Saldana-Portillo first examines how the Spanish Empire created colonial space by bestowing European understandings of rationality and sovereignty on indigenous communities in order to make the landscape intelligible to them. Ultimately, the Spanish came to perceive the inhabitants of the New World as rational souls in self-governing communities. As such, they were capable of receiving both Christianity and Spanish civilization—both of which the Spanish were compelled to offer them. The needs of Indians, then, justified Spanish colonization and did much to determine how and why Spain occupied its New World holdings.
In exploring the British Empire’s creation of colonial spaces, Saldana-Portillo makes the important observation that the image of the vanishing Indian—“the Indian who occupied the territory, but did not own it”—was not the first English racial geography imposed on the New World (p. 54). Instead, early settlers saw a landscape filled with Indians who not only owned land in the same sense they did, but who were competent to enter into European-style contracts necessary to exchange ownership of that land. Thus, rather than naked conquest, English settlers understood their colonization primarily as a change in ownership. Yes, Indians would disappear from the landscape, but not before granting legitimate ownership to colonists.
In this portion of the book, Saldana-Portillo makes an interesting and compelling argument that this particular understanding of the American landscape as a space filled with Indian property rights that could be transferred to settlers fueled much of the revolutionary generation’s sense of their own freedom. American freedom meant, in part, the freedom to purchase Indian lands, which could in turn be legitimately given. It was not until after American sovereignty and power were secure that the image of the property-owning Indian began to give way to that of the wandering or vanishing Indian. Scholars of late-colonial/early national Indian policy would benefit from utilizing her arguments here.

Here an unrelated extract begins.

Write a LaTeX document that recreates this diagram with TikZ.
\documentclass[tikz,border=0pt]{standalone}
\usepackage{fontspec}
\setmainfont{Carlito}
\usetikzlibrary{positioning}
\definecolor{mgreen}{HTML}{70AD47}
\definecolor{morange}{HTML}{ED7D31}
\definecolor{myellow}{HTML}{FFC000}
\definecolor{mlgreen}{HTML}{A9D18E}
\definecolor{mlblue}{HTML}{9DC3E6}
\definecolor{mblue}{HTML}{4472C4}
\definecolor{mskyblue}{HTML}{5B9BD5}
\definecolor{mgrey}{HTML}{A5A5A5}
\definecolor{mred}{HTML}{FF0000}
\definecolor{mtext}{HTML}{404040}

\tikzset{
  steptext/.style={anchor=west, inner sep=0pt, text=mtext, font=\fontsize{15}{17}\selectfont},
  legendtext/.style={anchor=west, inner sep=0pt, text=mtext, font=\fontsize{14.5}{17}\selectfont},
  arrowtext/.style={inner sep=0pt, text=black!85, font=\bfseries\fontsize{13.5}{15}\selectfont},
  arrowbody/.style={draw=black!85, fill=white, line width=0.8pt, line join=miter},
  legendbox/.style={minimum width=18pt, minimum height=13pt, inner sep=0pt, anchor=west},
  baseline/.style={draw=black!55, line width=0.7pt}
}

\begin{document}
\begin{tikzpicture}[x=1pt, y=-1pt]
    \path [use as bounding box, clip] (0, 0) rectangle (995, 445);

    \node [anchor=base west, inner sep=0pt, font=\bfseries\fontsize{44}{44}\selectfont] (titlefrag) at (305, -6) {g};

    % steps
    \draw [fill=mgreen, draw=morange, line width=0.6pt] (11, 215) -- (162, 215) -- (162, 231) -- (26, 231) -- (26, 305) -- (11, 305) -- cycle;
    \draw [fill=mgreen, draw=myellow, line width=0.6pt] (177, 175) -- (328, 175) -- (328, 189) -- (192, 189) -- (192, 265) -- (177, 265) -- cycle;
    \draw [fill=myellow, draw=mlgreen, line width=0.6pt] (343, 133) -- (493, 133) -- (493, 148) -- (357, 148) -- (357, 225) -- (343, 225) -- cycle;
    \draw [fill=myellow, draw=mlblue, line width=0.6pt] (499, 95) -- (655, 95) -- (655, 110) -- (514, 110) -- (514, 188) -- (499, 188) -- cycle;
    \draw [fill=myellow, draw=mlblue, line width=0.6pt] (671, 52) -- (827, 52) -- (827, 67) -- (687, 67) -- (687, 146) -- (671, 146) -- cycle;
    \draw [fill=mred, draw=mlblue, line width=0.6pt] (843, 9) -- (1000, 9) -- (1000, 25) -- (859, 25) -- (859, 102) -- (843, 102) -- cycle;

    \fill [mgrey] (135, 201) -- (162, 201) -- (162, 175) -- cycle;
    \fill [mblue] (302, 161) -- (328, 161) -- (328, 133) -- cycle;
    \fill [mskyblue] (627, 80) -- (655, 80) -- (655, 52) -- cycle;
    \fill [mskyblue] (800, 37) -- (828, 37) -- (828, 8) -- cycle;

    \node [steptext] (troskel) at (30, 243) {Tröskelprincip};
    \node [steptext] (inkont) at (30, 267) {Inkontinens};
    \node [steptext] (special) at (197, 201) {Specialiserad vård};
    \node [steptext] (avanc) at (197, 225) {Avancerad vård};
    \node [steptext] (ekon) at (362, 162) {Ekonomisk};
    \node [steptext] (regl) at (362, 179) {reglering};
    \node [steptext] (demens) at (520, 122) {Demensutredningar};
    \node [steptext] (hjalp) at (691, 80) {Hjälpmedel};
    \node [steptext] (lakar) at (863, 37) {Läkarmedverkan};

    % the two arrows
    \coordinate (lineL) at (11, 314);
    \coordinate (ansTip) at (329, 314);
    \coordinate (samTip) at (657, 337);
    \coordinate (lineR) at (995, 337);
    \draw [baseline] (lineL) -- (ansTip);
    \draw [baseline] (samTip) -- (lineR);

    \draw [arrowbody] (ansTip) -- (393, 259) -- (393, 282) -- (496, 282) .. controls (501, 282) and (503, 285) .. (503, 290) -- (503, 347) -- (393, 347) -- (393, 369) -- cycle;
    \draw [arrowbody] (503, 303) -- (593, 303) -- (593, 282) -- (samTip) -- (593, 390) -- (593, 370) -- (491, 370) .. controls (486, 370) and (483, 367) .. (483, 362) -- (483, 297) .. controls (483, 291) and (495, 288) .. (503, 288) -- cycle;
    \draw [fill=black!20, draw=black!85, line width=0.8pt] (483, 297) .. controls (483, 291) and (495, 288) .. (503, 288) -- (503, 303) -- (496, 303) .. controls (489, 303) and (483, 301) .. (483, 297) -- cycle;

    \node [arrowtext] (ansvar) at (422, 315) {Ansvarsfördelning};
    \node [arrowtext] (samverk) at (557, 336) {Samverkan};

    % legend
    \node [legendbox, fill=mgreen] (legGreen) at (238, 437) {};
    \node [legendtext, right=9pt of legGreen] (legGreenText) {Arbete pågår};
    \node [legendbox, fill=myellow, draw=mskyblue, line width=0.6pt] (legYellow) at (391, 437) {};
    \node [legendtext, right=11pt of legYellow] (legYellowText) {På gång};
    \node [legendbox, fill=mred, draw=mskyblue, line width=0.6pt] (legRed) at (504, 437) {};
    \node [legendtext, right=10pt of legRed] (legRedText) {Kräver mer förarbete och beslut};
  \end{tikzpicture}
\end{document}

Saldana-Portillo then moves forward in time to explore how the nation-states of Mexico and the United States utilized their inherited colonial racial geographies. It is in her examination of how Mexico utilized, yet transformed the old Spanish category of “indios barbaros” and how this category correlated (though not perfectly) to the US image of the “wild savage” that Saldana-Portillo’s transnational approach sees its greatest pay off.

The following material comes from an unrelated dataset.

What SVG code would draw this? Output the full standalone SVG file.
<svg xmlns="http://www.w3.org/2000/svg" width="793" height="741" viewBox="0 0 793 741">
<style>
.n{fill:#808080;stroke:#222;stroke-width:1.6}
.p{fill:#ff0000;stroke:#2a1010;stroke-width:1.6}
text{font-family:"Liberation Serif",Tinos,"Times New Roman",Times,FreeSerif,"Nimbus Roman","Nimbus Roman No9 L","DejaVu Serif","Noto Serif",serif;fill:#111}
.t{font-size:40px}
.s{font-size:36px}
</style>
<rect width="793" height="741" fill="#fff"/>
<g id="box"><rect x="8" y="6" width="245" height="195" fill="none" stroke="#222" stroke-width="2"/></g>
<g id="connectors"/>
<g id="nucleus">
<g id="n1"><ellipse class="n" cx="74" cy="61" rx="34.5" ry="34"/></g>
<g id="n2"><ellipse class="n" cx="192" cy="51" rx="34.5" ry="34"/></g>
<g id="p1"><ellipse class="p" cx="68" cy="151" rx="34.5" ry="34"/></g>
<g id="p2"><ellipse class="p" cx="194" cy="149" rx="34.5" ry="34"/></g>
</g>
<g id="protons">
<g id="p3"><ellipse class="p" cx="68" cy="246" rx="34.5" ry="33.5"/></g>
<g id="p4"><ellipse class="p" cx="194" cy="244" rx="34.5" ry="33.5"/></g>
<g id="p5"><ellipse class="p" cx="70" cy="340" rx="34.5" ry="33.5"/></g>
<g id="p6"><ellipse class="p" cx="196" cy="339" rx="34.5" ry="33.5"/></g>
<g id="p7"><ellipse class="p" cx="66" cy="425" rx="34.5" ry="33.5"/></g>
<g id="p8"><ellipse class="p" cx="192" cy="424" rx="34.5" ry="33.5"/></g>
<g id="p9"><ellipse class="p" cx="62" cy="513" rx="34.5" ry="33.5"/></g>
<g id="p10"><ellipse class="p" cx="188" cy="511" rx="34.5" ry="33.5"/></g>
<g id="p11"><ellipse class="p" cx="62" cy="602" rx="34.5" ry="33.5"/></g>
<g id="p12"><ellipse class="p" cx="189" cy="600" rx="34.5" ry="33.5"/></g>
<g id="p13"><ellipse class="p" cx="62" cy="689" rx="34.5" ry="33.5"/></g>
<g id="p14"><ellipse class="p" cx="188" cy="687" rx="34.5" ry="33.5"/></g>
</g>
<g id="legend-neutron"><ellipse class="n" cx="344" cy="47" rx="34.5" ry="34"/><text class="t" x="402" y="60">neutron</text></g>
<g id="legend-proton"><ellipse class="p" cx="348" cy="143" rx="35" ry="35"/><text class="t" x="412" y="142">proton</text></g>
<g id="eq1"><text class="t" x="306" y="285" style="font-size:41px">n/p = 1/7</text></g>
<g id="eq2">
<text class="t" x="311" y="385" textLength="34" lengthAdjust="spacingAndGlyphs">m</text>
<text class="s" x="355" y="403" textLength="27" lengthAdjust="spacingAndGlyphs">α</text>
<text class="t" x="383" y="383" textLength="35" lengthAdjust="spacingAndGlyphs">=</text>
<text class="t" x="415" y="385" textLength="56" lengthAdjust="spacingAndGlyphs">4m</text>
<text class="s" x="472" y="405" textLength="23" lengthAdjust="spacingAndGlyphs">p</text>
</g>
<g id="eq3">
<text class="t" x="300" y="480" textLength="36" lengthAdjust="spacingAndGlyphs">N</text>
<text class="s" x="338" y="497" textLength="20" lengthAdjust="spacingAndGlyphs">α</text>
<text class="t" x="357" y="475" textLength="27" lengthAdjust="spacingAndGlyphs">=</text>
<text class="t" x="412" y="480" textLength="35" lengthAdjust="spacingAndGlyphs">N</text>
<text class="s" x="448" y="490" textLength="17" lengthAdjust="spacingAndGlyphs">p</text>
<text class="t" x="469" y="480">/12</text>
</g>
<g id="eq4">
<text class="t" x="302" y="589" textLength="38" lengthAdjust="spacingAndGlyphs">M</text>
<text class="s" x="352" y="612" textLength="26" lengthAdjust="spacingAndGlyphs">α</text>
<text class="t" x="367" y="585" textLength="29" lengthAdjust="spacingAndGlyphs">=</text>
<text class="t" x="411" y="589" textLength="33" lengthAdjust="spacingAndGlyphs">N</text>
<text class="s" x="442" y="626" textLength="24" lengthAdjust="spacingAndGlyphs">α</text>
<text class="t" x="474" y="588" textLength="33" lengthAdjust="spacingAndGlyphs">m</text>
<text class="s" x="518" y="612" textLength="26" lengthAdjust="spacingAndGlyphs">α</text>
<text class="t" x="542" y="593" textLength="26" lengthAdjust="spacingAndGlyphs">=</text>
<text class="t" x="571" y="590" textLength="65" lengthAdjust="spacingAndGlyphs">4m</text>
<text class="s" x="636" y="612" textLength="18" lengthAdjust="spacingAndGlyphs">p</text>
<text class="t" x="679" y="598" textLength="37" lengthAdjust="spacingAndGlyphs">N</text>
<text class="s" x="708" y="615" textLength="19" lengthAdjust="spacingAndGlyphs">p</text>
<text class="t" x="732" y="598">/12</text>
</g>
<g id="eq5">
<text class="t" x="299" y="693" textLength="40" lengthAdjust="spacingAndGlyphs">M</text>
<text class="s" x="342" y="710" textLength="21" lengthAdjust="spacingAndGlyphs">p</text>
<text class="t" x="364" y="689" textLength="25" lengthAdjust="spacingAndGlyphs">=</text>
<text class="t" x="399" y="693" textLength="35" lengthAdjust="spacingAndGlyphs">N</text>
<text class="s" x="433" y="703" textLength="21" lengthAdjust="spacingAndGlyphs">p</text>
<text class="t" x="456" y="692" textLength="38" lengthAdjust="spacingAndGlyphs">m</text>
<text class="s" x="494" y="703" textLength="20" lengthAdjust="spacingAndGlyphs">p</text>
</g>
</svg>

Ironically, Mexico’s attempt to incorporate indigeneity into its national self-understanding actually led to an extended period of conflict with those northern tribes with whom the Spanish had achieved a relative peace over the previous few decades. While most interpretations of these conflicts in the existing historiography cite political instability in the interior of the nation and the breakdown of gift-giving to the nomadic tribes, Saldana-Portillo offers a compelling additional angle of examination. She argues that Mexican liberalism, with its deliberate rejection of the Spanish racial caste system, was actually more fully committed to assimilation of indigenous populations than Spanish colonialism. Whereas a Spanish racial geography was flexible enough to accept a landscape filled with both Spaniards and semi-autonomous, nomadic indigenous communities (at least temporarily), the racial geography of Mexican liberalism insisted that any such public distinctions disappear—that the nation as a whole must be a landscape simply inhabited by Mexicans. Privately, Indians could continue to be Indians to a great extent, but distinctly Indian communities could no longer occupy the political and economic space of the nation.

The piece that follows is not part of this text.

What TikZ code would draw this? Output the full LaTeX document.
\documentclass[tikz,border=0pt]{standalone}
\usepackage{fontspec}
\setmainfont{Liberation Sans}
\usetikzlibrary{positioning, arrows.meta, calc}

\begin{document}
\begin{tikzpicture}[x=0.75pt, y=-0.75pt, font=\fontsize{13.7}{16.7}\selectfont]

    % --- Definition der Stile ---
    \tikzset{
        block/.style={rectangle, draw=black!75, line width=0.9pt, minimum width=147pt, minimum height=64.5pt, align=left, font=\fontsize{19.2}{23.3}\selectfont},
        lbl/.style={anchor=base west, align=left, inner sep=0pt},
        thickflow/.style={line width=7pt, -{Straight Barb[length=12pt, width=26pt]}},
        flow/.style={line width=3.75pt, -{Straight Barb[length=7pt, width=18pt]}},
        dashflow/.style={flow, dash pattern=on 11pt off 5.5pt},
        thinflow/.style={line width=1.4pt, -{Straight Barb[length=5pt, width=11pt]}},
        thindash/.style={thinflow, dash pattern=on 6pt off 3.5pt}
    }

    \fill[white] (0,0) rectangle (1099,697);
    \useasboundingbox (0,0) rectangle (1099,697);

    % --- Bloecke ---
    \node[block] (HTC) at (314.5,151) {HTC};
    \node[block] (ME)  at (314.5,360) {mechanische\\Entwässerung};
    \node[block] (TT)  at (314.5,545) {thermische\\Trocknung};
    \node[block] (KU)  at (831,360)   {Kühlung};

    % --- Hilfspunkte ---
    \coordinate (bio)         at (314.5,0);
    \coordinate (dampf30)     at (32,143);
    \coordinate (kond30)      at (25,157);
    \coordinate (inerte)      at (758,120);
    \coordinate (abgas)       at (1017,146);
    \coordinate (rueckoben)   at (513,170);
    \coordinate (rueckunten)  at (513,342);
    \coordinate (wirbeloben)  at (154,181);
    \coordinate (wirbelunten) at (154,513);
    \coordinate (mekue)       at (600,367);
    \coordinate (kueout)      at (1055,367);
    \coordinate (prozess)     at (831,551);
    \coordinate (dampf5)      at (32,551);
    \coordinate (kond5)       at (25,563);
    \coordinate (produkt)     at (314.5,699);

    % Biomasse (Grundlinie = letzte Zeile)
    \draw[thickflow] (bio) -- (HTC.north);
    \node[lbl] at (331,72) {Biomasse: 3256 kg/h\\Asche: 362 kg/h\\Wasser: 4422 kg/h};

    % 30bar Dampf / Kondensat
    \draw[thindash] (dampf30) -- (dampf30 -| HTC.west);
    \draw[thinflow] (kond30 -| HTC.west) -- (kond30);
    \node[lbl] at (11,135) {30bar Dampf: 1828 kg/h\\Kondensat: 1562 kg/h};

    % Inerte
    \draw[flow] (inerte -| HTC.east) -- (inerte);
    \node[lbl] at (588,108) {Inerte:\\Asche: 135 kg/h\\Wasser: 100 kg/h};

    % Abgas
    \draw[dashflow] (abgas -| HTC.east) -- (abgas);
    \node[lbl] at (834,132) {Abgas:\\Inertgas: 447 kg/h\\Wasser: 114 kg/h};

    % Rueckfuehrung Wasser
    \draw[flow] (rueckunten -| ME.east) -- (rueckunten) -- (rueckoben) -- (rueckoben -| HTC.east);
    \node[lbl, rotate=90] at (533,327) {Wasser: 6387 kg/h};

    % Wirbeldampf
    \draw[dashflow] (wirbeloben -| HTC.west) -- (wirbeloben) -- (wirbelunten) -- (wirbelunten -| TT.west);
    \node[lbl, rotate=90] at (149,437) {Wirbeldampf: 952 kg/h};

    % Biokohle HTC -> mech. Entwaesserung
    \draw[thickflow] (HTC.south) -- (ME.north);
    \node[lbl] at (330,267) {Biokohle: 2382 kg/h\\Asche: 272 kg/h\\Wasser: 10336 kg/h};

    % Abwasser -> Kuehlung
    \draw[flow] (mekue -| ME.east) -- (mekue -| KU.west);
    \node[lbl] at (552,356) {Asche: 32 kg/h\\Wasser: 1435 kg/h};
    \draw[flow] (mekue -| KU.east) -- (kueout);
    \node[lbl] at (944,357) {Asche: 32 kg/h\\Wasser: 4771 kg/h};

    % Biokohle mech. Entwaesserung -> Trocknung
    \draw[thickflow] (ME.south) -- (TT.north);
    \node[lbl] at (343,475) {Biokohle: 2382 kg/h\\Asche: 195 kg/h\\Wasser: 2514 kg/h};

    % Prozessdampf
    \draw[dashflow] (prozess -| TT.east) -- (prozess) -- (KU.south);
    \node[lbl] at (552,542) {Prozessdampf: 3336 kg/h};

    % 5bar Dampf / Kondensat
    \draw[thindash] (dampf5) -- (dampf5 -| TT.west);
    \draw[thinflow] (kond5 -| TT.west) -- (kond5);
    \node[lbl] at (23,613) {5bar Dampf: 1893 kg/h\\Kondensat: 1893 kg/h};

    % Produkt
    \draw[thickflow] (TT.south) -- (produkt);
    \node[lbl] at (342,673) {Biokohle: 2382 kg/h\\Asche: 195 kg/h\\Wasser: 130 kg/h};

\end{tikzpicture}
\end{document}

At the same time, the United States was determined to define national belonging largely in terms of racial categorization, unlike their neighbor to the south. In particular, the United States had inherited a colonial racial geography that excluded Indians from the category of citizen. When northern Mexico became the southwest United States, former citizens of Mexico found themselves in a nation determined to define “Mexican” as a racial, rather than a national category. Lighter-skinned Mexican nationals could possibly redefine themselves (or be redefined) as “white,” and therefore potentially enjoy some of the benefits of citizenship. Meanwhile, other, darker-skinned Mexican nationals found themselves redefined in terms of African or Indian heritage. While both the Mexican and US nation-making projects imagined the borderlands as a landscape devoid of indigenous people, some former Mexican citizens suddenly found themselves reimagined as savages—the very “indios barbaros” with which their former nation had come into conflict. Saldana-Portillo then traces the consequences of this imposition of the American equivalent of “indios barbaraos” on both Mexican nationals and indigenous populations living above the new, post-1848 border through a series of seminal court cases dealing with issues of both land ownership and citizenship. Though many of these cases will be well known to most readers, Saldana-Portillo’s reading of the cases in the service of her thesis offers many fresh and valuable insights.
The last portion of Indian Given looks at the impact of these inherited colonial and postcolonial racial geographies on the late twentieth/early twenty-first century. Chapter 5 argues that the Chicano/a movement owes much to these inherited racial geographies in how it incorporates its sense of indigeneity. Saldana-Portillo also asserts that thinking of this colonial and postcolonial inheritance in terms of a racial geography helps to explain why the obstinately precolonial homeland of Aztlan conforms to postcolonial borders. Chicano/a scholars will find much in her interpretation worth considering. In the conclusion, Saldana-Portillo asserts that Americans still utilize the category of “indios barbaros” to understand the “other”—in particular Middle Eastern terrorists and Mexican narcos.
Saldana-Portillo marshals a vast array of primary and secondary sources. Her work in the Spanish archives is particularly fruitful, bringing to light valuable colonial records with which most readers will not be familiar. She also relies on modern memoirs and films in order to advance her argument that the legacies of colonial and postcolonial racial geographies still affect how the US-Mexico borderlands are understood today. Furthermore, Indian Given demonstrates a mastery and synthesis of the literature of multiple fields. Not only does this make Saldana-Portillo’s arguments stronger, but it ensures that scholars across a wide variety of disciplines will find Indian Given very useful in their own work. Saldana-Portillo’s monograph makes critical contributions to the fields of indigenous studies, borderlands studies, American studies, Mexican studies, Chicano/a studies, gender studies, transnational studies, western legal studies, and Southwest studies—just to name a few. Indian Given truly has the potential to help set the agenda in multiple disciplines.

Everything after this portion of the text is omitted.